Procurement and funding mechanisms for the project were also innovative. A project of this size and complexity was seen – at an early stage – to require an alternative delivery model outside of the normal processes adopted by Thames Water, the ultimate owner and operator of the asset. A special-purpose vehicle was therefore set up and charged with delivering the project on behalf of Thames Water (Grant and Bailey, 2025).

These and other innovative project features are described in detail within this special edition.

Aside from the direct benefits relating to water quality and public health, the project also presented additional opportunities to improve the local environment, economy and community wellbeing. These demonstrate the added value that civil engineers can, and should, look to bring through such transformative undertakings. A key aim was to enhance Londoners’ experience of the public realm in the vicinity of the river. New public areas have been created and the project sought to enhance the ‘sense of place’ of the riverside (Donnelly et al., 2025).

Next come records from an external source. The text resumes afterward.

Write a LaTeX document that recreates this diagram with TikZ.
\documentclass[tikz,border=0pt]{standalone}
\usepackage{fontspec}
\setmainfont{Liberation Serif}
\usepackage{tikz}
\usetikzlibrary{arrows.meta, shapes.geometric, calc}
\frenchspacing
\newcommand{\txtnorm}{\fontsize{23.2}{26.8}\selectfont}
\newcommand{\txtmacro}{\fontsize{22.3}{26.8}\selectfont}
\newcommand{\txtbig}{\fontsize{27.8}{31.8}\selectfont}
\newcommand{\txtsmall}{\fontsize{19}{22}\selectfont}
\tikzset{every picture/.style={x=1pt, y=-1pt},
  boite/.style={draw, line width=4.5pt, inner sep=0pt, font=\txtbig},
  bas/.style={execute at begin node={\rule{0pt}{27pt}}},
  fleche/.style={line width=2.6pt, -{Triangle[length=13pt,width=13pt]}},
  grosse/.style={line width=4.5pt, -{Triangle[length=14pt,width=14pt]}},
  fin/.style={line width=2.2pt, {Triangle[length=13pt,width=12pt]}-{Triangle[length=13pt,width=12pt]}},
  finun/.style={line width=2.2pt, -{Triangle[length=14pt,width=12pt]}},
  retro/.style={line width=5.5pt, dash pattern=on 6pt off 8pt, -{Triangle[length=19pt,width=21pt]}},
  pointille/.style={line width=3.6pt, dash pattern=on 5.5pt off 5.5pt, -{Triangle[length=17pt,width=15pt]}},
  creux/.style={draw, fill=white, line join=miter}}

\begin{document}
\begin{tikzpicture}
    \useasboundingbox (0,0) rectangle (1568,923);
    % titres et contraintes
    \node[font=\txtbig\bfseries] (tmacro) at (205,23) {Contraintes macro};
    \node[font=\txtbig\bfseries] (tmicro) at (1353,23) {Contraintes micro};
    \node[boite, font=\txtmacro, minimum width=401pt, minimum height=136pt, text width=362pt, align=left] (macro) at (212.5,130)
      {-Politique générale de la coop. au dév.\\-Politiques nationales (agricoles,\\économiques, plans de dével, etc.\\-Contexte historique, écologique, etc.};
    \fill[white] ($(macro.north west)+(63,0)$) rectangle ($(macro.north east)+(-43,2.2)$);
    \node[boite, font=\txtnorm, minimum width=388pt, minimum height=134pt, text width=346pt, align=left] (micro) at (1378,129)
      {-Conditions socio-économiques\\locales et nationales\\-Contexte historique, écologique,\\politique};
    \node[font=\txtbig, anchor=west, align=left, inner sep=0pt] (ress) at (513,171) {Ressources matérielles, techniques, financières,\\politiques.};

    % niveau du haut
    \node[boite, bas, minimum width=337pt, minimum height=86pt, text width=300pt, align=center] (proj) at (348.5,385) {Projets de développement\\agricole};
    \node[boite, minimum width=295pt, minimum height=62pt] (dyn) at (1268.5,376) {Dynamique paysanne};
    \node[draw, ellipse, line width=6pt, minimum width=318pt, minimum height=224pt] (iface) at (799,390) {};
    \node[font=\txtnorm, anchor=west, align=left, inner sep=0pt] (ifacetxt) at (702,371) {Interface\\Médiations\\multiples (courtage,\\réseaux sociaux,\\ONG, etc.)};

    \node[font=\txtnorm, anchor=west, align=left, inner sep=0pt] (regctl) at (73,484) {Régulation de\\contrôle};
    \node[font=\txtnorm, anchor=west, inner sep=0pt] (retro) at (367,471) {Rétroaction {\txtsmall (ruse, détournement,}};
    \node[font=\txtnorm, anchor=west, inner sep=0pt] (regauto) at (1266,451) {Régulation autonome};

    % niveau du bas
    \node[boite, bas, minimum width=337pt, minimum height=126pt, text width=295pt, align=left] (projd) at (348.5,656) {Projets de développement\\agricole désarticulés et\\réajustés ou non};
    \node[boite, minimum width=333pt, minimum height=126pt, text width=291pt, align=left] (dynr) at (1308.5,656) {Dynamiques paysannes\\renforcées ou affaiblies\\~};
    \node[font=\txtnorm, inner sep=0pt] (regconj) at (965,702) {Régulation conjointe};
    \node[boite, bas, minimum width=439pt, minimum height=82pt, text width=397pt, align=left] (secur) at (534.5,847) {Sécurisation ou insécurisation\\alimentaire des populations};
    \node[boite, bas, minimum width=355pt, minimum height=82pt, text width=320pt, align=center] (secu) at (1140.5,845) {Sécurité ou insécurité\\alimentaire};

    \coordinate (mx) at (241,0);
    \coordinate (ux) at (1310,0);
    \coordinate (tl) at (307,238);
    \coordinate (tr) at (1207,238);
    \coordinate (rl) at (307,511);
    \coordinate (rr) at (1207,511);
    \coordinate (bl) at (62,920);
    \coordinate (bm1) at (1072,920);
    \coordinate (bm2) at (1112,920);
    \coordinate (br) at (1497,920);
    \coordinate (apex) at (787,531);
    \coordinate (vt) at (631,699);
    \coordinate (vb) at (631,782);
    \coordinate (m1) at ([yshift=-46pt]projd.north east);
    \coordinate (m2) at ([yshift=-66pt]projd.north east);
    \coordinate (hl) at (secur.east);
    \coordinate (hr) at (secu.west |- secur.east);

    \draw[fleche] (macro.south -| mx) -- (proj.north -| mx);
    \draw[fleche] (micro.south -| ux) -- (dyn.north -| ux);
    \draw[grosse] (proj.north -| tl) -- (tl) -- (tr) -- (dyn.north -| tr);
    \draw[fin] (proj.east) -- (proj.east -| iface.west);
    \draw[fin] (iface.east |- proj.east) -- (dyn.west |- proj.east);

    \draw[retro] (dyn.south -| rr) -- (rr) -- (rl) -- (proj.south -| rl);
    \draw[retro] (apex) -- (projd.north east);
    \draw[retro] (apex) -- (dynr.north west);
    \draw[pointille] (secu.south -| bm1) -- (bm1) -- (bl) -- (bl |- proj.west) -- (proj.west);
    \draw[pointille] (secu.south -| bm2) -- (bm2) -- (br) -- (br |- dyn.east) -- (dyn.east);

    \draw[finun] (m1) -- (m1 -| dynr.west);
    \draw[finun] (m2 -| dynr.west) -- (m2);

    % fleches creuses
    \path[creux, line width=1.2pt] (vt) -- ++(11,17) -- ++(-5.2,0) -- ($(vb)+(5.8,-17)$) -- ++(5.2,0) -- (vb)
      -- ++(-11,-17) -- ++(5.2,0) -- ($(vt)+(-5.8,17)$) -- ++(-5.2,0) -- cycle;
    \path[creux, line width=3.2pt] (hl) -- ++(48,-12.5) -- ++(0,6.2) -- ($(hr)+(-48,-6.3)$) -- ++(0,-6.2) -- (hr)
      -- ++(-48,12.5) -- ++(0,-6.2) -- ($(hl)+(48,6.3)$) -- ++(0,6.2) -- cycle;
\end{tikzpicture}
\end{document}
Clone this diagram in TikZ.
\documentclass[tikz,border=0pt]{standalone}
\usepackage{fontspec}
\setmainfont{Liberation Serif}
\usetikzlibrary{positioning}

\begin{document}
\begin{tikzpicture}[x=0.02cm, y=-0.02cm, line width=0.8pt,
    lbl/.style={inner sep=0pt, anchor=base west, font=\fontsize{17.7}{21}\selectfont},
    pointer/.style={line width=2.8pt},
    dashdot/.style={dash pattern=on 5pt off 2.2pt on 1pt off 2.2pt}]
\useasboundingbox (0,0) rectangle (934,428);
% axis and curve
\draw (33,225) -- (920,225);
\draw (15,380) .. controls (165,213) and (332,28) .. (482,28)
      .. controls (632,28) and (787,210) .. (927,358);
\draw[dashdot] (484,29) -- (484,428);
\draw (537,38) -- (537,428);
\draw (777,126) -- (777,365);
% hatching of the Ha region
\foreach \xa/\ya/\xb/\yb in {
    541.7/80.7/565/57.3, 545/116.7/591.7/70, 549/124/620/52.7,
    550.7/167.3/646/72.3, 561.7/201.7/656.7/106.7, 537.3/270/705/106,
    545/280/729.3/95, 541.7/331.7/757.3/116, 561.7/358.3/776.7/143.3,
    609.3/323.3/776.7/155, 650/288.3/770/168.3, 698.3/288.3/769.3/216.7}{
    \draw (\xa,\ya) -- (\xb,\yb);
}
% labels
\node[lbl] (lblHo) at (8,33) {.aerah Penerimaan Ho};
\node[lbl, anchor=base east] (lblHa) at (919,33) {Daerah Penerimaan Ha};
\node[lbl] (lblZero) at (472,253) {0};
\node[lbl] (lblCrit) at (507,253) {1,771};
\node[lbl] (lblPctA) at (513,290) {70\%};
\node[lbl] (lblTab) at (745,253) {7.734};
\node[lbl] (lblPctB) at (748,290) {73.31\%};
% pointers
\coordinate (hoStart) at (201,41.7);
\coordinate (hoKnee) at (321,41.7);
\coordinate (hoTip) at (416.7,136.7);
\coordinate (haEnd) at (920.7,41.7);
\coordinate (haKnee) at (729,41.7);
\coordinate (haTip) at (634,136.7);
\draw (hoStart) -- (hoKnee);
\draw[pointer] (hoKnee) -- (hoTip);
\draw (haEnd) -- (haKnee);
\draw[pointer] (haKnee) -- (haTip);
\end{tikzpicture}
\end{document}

During construction, extensive use was made of water-borne vessels, plant and transportation in order to reduce emissions and road congestion associated with vehicle movements. Commitments to minimising the carbon footprint were established. The use of river barges to move excavated material from the tunnels provided secondary benefits in supporting other environmental schemes in the Thames estuary that required large amounts of fill material for landfill capping or the creation of new wetlands (Sage, 2025).

The project sought to improve the local environment through a focus on biodiversity enhancements. In addition to ensuring cleaner river water, project installations have utilised nature-friendly features, and initiatives such as tree planting programmes have been introduced in order to improve the biodiversity of the area (Sage, 2025).

The economic benefits of the project – both in the short term and long term – are also clear. The project’s focus on using the river for construction access and transportation has resulted in a significant cohort of trained, skilled boatmasters and the establishment of the Thames Skills Academy. Similarly, apprenticeships were offered in other disciplines such as tunnel operation. Local employment targets were set, resulting in measurable social value. Employment initiatives were established relating to supporting unemployed and vulnerable people, ensuring minimum wage rates, encouraging workforce returnees and facilitating workforce diversity. Longer-term economic benefits will continue through operational and maintenance roles and, in a wider sense, through the urban renewal aspects of the project (Sage, 2025).

The Thames Tideway Tunnel project has fittingly built upon and enhanced the significant legacy of the original Bazalgette sewerage system to take London’s public health infrastructure into the future. The papers contained in this special edition, for which the authors are gratefully thanked, provide ample evidence of the impressive engineering capability and application that has gone into the planning, design, construction and commissioning of this transformational project for London. As its primary function, the project has secured the health and amenity of the River Thames for the enjoyment of the city’s population, but it has also contributed to a wider programme of environmental and community benefits. It thereby represents a successful example of how we, as civil engineers, can bring a holistic view to the positive outcomes that can be generated by such large-scale infrastructure works. It is hoped that readers enjoy the in-depth descriptions of the project and, at the same time, reflect on this wider influence of our profession.